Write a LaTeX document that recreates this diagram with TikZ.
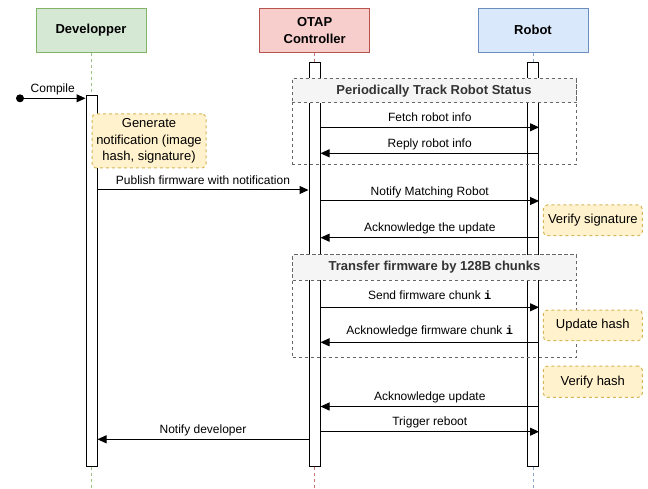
\documentclass[tikz,border=0pt]{standalone}
\usepackage{fontspec}
\setmainfont{Liberation Sans}
\setmonofont{Liberation Mono}
\usetikzlibrary{arrows.meta}
\definecolor{devfill}{HTML}{D5E8D4}
\definecolor{devline}{HTML}{82B366}
\definecolor{otapfill}{HTML}{F8CECC}
\definecolor{otapline}{HTML}{B85450}
\definecolor{robfill}{HTML}{DAE8FC}
\definecolor{robline}{HTML}{6C8EBF}
\definecolor{notefill}{HTML}{FFF2CC}
\definecolor{noteline}{HTML}{D6B656}
\definecolor{framehead}{HTML}{F5F5F5}
\definecolor{frameline}{HTML}{666666}
\definecolor{frametext}{HTML}{333333}
\begin{document}
\begin{tikzpicture}[x=1pt,y=-1pt,
  actor/.style={draw, line width=1pt, minimum width=110pt, minimum height=44pt, inner sep=0pt, align=center, font=\bfseries\fontsize{13}{16.5}\selectfont},
  bar/.style={draw=black, fill=white, line width=1pt, minimum width=11pt, inner sep=0pt},
  lifeline/.style={line width=1pt, dash pattern=on 3pt off 3pt},
  msg/.style={draw=black, line width=1pt, -{Triangle[length=9pt,width=8pt]}},
  lbl/.style={font=\fontsize{12}{14}\selectfont, text height=9pt, text depth=2.5pt, inner sep=0pt, midway, yshift=9pt},
  lblhi/.style={lbl, yshift=2.5pt},
  notebox/.style={draw=noteline, fill=notefill, line width=1pt, dash pattern=on 3pt off 3pt, rounded corners=4pt, inner sep=0pt, align=center, font=\fontsize{13}{16.5}\selectfont},
  framebody/.style={draw=frameline, line width=1pt, dash pattern=on 3pt off 3pt, inner sep=0pt},
  framehd/.style={draw=frameline, fill=framehead, line width=1pt, dash pattern=on 3pt off 3pt, inner sep=0pt, text=frametext, font=\bfseries\fontsize{13}{16}\selectfont}
]
\useasboundingbox (0,0) rectangle (648,489);

% actors
\node[actor, fill=devfill, draw=devline] (dev) at (91,30.3) {Developper};
\node[actor, fill=otapfill, draw=otapline] (otap) at (314.7,30.3) {OTAP\\Controller};
\node[actor, fill=robfill, draw=robline] (rob) at (533,30.3) {Robot};

% lifelines
\draw[lifeline, draw=devline!80] (dev.south) -- (dev.south |- 0,488);
\draw[lifeline, draw=otapline!80] (otap.south) -- (otap.south |- 0,488);
\draw[lifeline, draw=robline!80] (rob.south) -- (rob.south |- 0,488);

% activation bars
\node[bar, minimum height=370pt] (devbar) at (91.5,281) {};
\node[bar, minimum height=403pt] (otapbar) at (314.5,264.5) {};
\node[bar, minimum height=403pt] (robbar) at (533,264.5) {};

% frames
\node[framebody, minimum width=284pt, minimum height=86.5pt] (loopa) at (434,121.75) {};
\node[framehd, minimum width=284pt, minimum height=24.5pt] (loopahd) at (434,90.75) {Periodically Track Robot Status};
\node[framebody, minimum width=284pt, minimum height=102.3pt] (loopb) at (434.5,306.15) {};
\node[framehd, minimum width=284pt, minimum height=25pt] (loopbhd) at (434.5,267.5) {Transfer firmware by 128B chunks};

% start
\node[circle, fill=black, minimum size=8pt, inner sep=0pt] (start) at (20,98.3) {};
\draw[msg] (start.center) -- (devbar.west |- start) node[lbl] {Compile};

% messages
\draw[msg] (otapbar.east |- 0,127.3) -- (robbar.east |- 0,127.3) node[lbl] {Fetch robot info};
\draw[msg] (robbar.east |- 0,153.3) -- (otapbar.east |- 0,153.3) node[lbl] {Reply robot info};
\draw[msg] (devbar.east |- 0,190) -- (otapbar.west |- 0,190) node[lbl] {Publish firmware with notification};
\draw[msg] (otapbar.east |- 0,201) -- (robbar.east |- 0,201) node[lbl] {Notify Matching Robot};
\draw[msg] (robbar.east |- 0,237.7) -- (otapbar.east |- 0,237.7) node[lbl] {Acknowledge the update};
\draw[msg] (otapbar.east |- 0,307.3) -- (robbar.east |- 0,307.3) node[lblhi] {Send firmware chunk \texttt{\bfseries i}};
\draw[msg] (robbar.east |- 0,342.3) -- (otapbar.east |- 0,342.3) node[lblhi] {Acknowledge firmware chunk \texttt{\bfseries i}};
\draw[msg] (robbar.east |- 0,406.5) -- (otapbar.east |- 0,406.5) node[lbl] {Acknowledge update};
\draw[msg] (otapbar.east |- 0,431.7) -- (robbar.east |- 0,431.7) node[lbl] {Trigger reboot};
\draw[msg] (otapbar.west |- 0,439.3) -- (devbar.east |- 0,439.3) node[lbl] {Notify developer};

% notes
\node[notebox, minimum width=114pt, minimum height=54pt] (gen) at (149,141) {Generate\\notification (image\\hash, signature)};
\node[notebox, minimum width=99pt, minimum height=30.7pt] (vsig) at (592.8,220.35) {Verify signature};
\node[notebox, minimum width=99pt, minimum height=30.7pt] (uhash) at (592.8,325.35) {Update hash};
\node[notebox, minimum width=99pt, minimum height=31.3pt] (vhash) at (592.8,381.65) {Verify hash};
\end{tikzpicture}
\end{document}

* DESCRIPTION OF THE TASK: All of the material above should be reproduced exactly, except the pictures.

* WORKED ANSWER:
Write a LaTeX document that recreates this diagram with TikZ.
\documentclass[tikz,border=0pt]{standalone}
\usepackage{fontspec}
\setmainfont{Liberation Sans}
\setmonofont{Liberation Mono}
\usetikzlibrary{arrows.meta}
\definecolor{devfill}{HTML}{D5E8D4}
\definecolor{devline}{HTML}{82B366}
\definecolor{otapfill}{HTML}{F8CECC}
\definecolor{otapline}{HTML}{B85450}
\definecolor{robfill}{HTML}{DAE8FC}
\definecolor{robline}{HTML}{6C8EBF}
\definecolor{notefill}{HTML}{FFF2CC}
\definecolor{noteline}{HTML}{D6B656}
\definecolor{framehead}{HTML}{F5F5F5}
\definecolor{frameline}{HTML}{666666}
\definecolor{frametext}{HTML}{333333}
\begin{document}
\begin{tikzpicture}[x=1pt,y=-1pt,
  actor/.style={draw, line width=1pt, minimum width=110pt, minimum height=44pt, inner sep=0pt, align=center, font=\bfseries\fontsize{13}{16.5}\selectfont},
  bar/.style={draw=black, fill=white, line width=1pt, minimum width=11pt, inner sep=0pt},
  lifeline/.style={line width=1pt, dash pattern=on 3pt off 3pt},
  msg/.style={draw=black, line width=1pt, -{Triangle[length=9pt,width=8pt]}},
  lbl/.style={font=\fontsize{12}{14}\selectfont, text height=9pt, text depth=2.5pt, inner sep=0pt, midway, yshift=9pt},
  lblhi/.style={lbl, yshift=2.5pt},
  notebox/.style={draw=noteline, fill=notefill, line width=1pt, dash pattern=on 3pt off 3pt, rounded corners=4pt, inner sep=0pt, align=center, font=\fontsize{13}{16.5}\selectfont},
  framebody/.style={draw=frameline, line width=1pt, dash pattern=on 3pt off 3pt, inner sep=0pt},
  framehd/.style={draw=frameline, fill=framehead, line width=1pt, dash pattern=on 3pt off 3pt, inner sep=0pt, text=frametext, font=\bfseries\fontsize{13}{16}\selectfont}
]
\useasboundingbox (0,0) rectangle (648,489);

% actors
\node[actor, fill=devfill, draw=devline] (dev) at (91,30.3) {Developper};
\node[actor, fill=otapfill, draw=otapline] (otap) at (314.7,30.3) {OTAP\\Controller};
\node[actor, fill=robfill, draw=robline] (rob) at (533,30.3) {Robot};

% lifelines
\draw[lifeline, draw=devline!80] (dev.south) -- (dev.south |- 0,488);
\draw[lifeline, draw=otapline!80] (otap.south) -- (otap.south |- 0,488);
\draw[lifeline, draw=robline!80] (rob.south) -- (rob.south |- 0,488);

% activation bars
\node[bar, minimum height=370pt] (devbar) at (91.5,281) {};
\node[bar, minimum height=403pt] (otapbar) at (314.5,264.5) {};
\node[bar, minimum height=403pt] (robbar) at (533,264.5) {};

% frames
\node[framebody, minimum width=284pt, minimum height=86.5pt] (loopa) at (434,121.75) {};
\node[framehd, minimum width=284pt, minimum height=24.5pt] (loopahd) at (434,90.75) {Periodically Track Robot Status};
\node[framebody, minimum width=284pt, minimum height=102.3pt] (loopb) at (434.5,306.15) {};
\node[framehd, minimum width=284pt, minimum height=25pt] (loopbhd) at (434.5,267.5) {Transfer firmware by 128B chunks};

% start
\node[circle, fill=black, minimum size=8pt, inner sep=0pt] (start) at (20,98.3) {};
\draw[msg] (start.center) -- (devbar.west |- start) node[lbl] {Compile};

% messages
\draw[msg] (otapbar.east |- 0,127.3) -- (robbar.east |- 0,127.3) node[lbl] {Fetch robot info};
\draw[msg] (robbar.east |- 0,153.3) -- (otapbar.east |- 0,153.3) node[lbl] {Reply robot info};
\draw[msg] (devbar.east |- 0,190) -- (otapbar.west |- 0,190) node[lbl] {Publish firmware with notification};
\draw[msg] (otapbar.east |- 0,201) -- (robbar.east |- 0,201) node[lbl] {Notify Matching Robot};
\draw[msg] (robbar.east |- 0,237.7) -- (otapbar.east |- 0,237.7) node[lbl] {Acknowledge the update};
\draw[msg] (otapbar.east |- 0,307.3) -- (robbar.east |- 0,307.3) node[lblhi] {Send firmware chunk \texttt{\bfseries i}};
\draw[msg] (robbar.east |- 0,342.3) -- (otapbar.east |- 0,342.3) node[lblhi] {Acknowledge firmware chunk \texttt{\bfseries i}};
\draw[msg] (robbar.east |- 0,406.5) -- (otapbar.east |- 0,406.5) node[lbl] {Acknowledge update};
\draw[msg] (otapbar.east |- 0,431.7) -- (robbar.east |- 0,431.7) node[lbl] {Trigger reboot};
\draw[msg] (otapbar.west |- 0,439.3) -- (devbar.east |- 0,439.3) node[lbl] {Notify developer};

% notes
\node[notebox, minimum width=114pt, minimum height=54pt] (gen) at (149,141) {Generate\\notification (image\\hash, signature)};
\node[notebox, minimum width=99pt, minimum height=30.7pt] (vsig) at (592.8,220.35) {Verify signature};
\node[notebox, minimum width=99pt, minimum height=30.7pt] (uhash) at (592.8,325.35) {Update hash};
\node[notebox, minimum width=99pt, minimum height=31.3pt] (vhash) at (592.8,381.65) {Verify hash};
\end{tikzpicture}
\end{document}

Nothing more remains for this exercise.